National Allotments Week: Beginners tips for starting an allotment

This week, 9th-15th August, The National Allotment Society celebrated the skills and achievements of allotment owners across the country. The theme for National Allotments Week 2021 was 'plotting for the future', and they explored how allotments can help create a more sustainable society. You can look back on this year's events to get a taste of what happens each year. 

Whether you've just acquired a plot, or allotment keeping is something you'd like to get into, here are our essential tips on how to start an allotment of your very own. 



You'll want to set off on the right foot and make caring for your allotment as easy as possible. Check your shed first, but if you don’t have any of the tools on this list, why not see if a neighbour or family friend can lend you one of theirs?

Gloves - essential for better grip in wet weather, plus protection from prickly brambles and stinging nettles

Trowel - dig under soil effectively to make light work of weeding, planting and root removal

Shears - for when it comes to pruning your plants or harvesting stems like kale and broccoli

Watering can - unless you can reach the whole allotment with your hose, a watering can (with a rose head for more careful soaking) is a must

Rake - a rake will allow you to remove unwanted leaves and prepare the soil for new seeds

Spade - for heftier digging jobs, you'll want a spade so you can move dirt around quickly

Compost bin - fertilise the soil in your garden by setting up a compost, either at home or on your allotment

Wheelbarrow - handy to load up with weeds for trips to and from the compost, as well as carrying heavier harvests

Plant labels - if you think you might forget exactly where you planted certain plants, keep some biodegradable plant labels and a pencil to hand


You might want a project to get stuck into and be willing to put in the hours to get your allotment up to scratch. But is your new allotment plot too monumental a task? Decide how much of a time commitment you can make and how you’ll make your plot work for you. 

Figure out what you’ll need to do to get your plot into a workable condition. A good allotment plot should have plenty of sunlight, nearby access to water, a shed and land that can be worked for planting. Do you have enough space for any structures you want to use, like a greenhouse or a large trellis?


Autumn and winter are the best months to get an allotment and start clearing it. You'll then have less weeding to do in the spring, which is the busiest time to sow new seeds. 

Clear your plot one section at a time, then you can start planting in the first cleared area sooner. This will give you a good variety of tasks each time you visit your allotment. Dig the soil twice to catch all weed roots, bring air into the ground and aid better drainage. Apply a layer of compost before planting. If you don't plan to plant straight away, lay down old fence panels or flattened cardboard boxes (like your Oddbox boxes) to stop weeds growing in the meantime. 

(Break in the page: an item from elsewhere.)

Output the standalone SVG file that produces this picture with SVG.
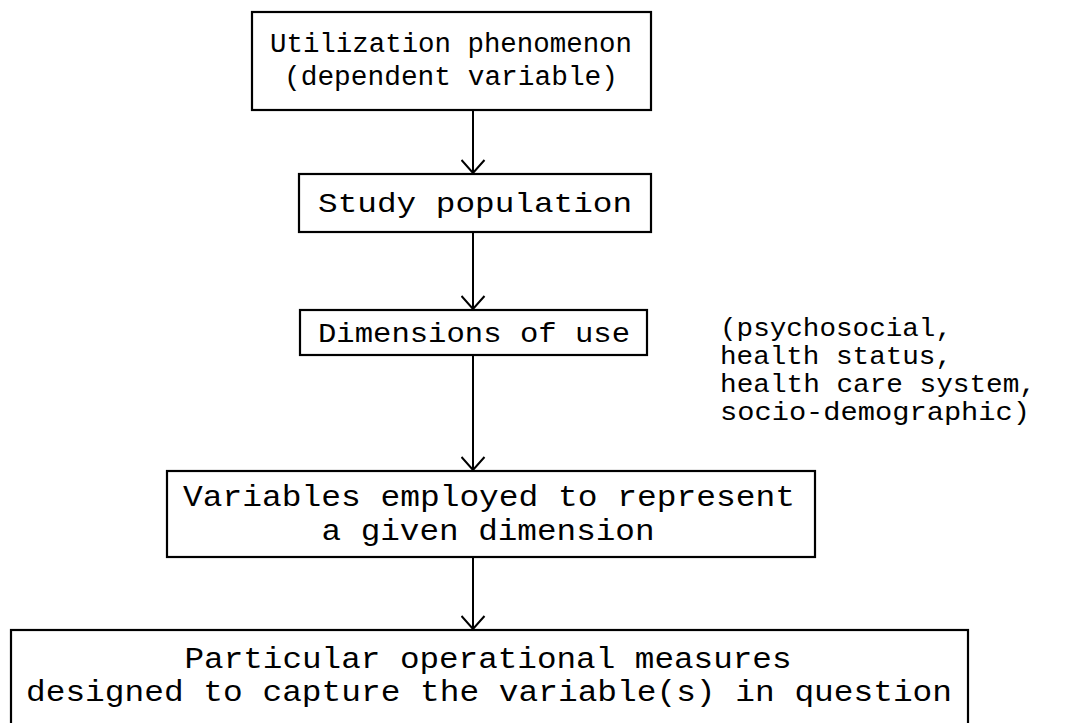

Ask your allotment site manager for help recycling or disposing of any non-organic waste you find while clearing. Tread carefully in long grass and consider that your allotment may have become a valuable habitat for wildlife. Check for hedgehogs, snails, slugs, worms, caterpillars and chrysalises before strimming grass or digging an area. 


If you're starting an allotment for the first time, consider growing a few types of vegetables or herbs for the first few months. This way, you're more likely to keep track of the individual needs of each type of plant you have. Think about what you'll be really excited to eat, then give it a go. 

You could even include companion plants - they can help your veggies grow and aid with pest control. For example, calendula repels pests from tomatoes and beans, and attracts insects that eat aphids. The calendula flowers are edible too and can add extra colour to a salad. 

If you want to grow a fruit tree remember that, depending on its stage of growth, you may not harvest fruit for the first few years. 


You don't want to reach the end of a day of planting and realise you haven't left enough space for your courgette seeds to bloom into big, beautiful plants. Now you've chosen your seeds, from a birds-eye view, draw out a floor plan of your allotment. Make sure you have ample space for each plant to grow. If you only have one area of your allotment cleared, make sure you sow the seeds there that need planting the soonest. 

With careful planning, you can help each of your plants to grow to its full potential. Consider how sunny areas of your allotment are and how well the soil drains in different spots. If you happen to know the composition of your soil (for example, is one area richer in nitrogen?) factor that into your decisions too. 


This might be the least obvious of our allotment beginners tips. Imagine turning up at the allotment and your spinach has already bolted, or your cucumbers have overripened. Unless you plan to visit your allotment daily, it's easy on sunny days for plants to quickly bypass your expectations. And you'll want to harvest your fruits and veggies are at the best times, as most are at their tastiest for only two or three days. 

For this reason, it's never a bad idea to make notes with rough harvesting dates while you're sowing seeds, transplanting seedlings or planting trees. Although harvesting is never an exact science, calendar reminders can prompt you to keep a closer eye on particular areas of your allotment.